Pechino vuole privatizzare i colossi di Stato, ma l’economia reale non si fida
Pechino (AsiaNews) – Il governo cinese ha intenzione di ristrutturare l’intero assetto delle industrie statali, permettendo la chiusura di quei pachidermi economici non più in grado di produrre reddito e forse persino aprendo ai privati l’ingresso a settori fino a oggi di monopolio statale. Lo ha dichiarato Zhang Xiwu, vice presidente della Commissione per la supervisione e l’amministrazione degli asset statali, durante una conferenza stampa molto attesa che si è svolta questa mattina a Pechino.

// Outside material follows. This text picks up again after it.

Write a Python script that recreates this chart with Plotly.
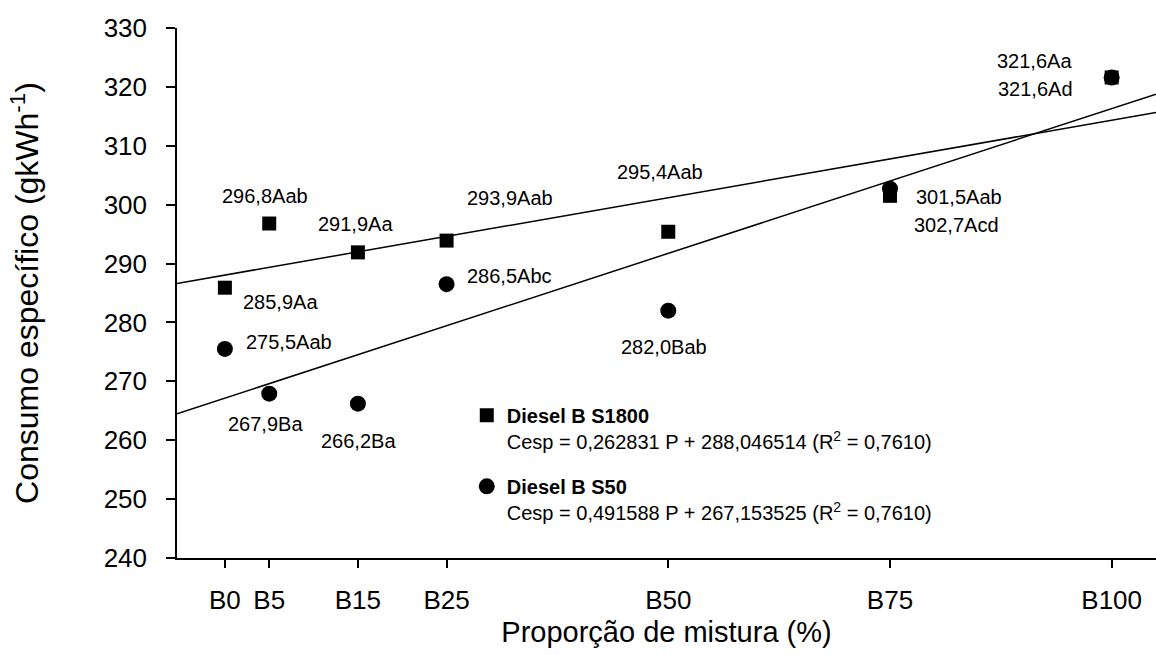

La questione è centrale per la sopravvivenza dell’economia nazionale. Nonostante le modernizzazioni volute dai leader cinesi sin dai tempi di Deng Xiaoping, infatti, le industrie di Stato sono rimaste sempre sullo sfondo dell’intera politica economica della Cina. E oggi, ha ammesso Zhang, “molte sono divenute come degli zombi. Faremo nuovi sforzi per riformare queste ‘imprese-zombi’, mettendo mano alle compagnie che perdono denaro e a quelle che non sono in grado di fornire buone prestazioni”.
Zhang ha chiarito che il piano del governo prevede l’uso del libero mercato: “Useremo scambi azionari e altri mezzi finanziari per vendere al giusto prezzo le aziende di Stato non performanti”. La Commissione ha poi aggiunto in un documento a parte che queste riforme “daranno il via alla rivoluzione di tutto il settore”.
Il documento era molto atteso dagli investitori, e non ha deluso le aspettative: secondo il testo, infatti, sarà permessa finalmente la co-gestione dei colossi di Stato, con l’ingresso del settore privato all’interno di settori sensibili come quello energetico e quello delle telecomunicazioni. Tuttavia, analisti ed esperti internazionali ritengono comunque “tardiva” e forse “non del tutto trasparente” la manovra: questa permette l’ingresso azionario dei privati, ma non chiarisce quali saranno gli assetti di leadership all’interno di queste aziende.
Un’altra ipotesi allo studio è quello di ridurre il numero delle imprese di proprietà statale attraverso delle mega-fusioni interne. Gary Liu, vice direttore esecutivo dell’Istituto per la finanza internazionale di Shanghai, spiega: “Non vi sono collegamenti diretti fra la fusione delle imprese di Stato e la presunta riforma del sistema. I segnali inviati fino ad ora sono confusi. La fusione fra i colossi economici potrebbe colpire l’economia sul lungo periodo, nonostante qualche effetto positivo a breve termine. Potrebbe significare efficienza ancora inferiore e più monopolio di Stato”.
La riforma voluta da Pechino viene spinta anche dagli indicatori economici, sempre più al ribasso. La crescita nazionale negli investimenti a capitale fisso – driver cruciale dell’economia – si è fermata al 10,9% nei primi otto mesi del 2015: si tratta della crescita più debole degli ultimi 15 anni. Anche la produzione industriale mostra segni di stanchezza, con una crescita del 6,1% in agosto (rispetto all’agosto 2014) contro le previsioni del 6,4%. Ma tutti gli altri settori sono in sofferenza, dall’information technology alle compagnie di spedizione fino al manifatturiero.
A colpire di più restano però i continui crolli delle Borse nazionali, dato anche il ricasco immediato sugli investitori. Dopo le debacle di agosto, la svalutazione dello yuan – decisa dalla Banca centrale del Popolo per frenare i dati negativi e rilanciare almeno le esportazioni – oggi Shanghai ha chiuso di nuovo con un tonfo: -3,4%. Le Borse europee hanno comunque retto il colpo, attesa per l’apertura di Wall Street.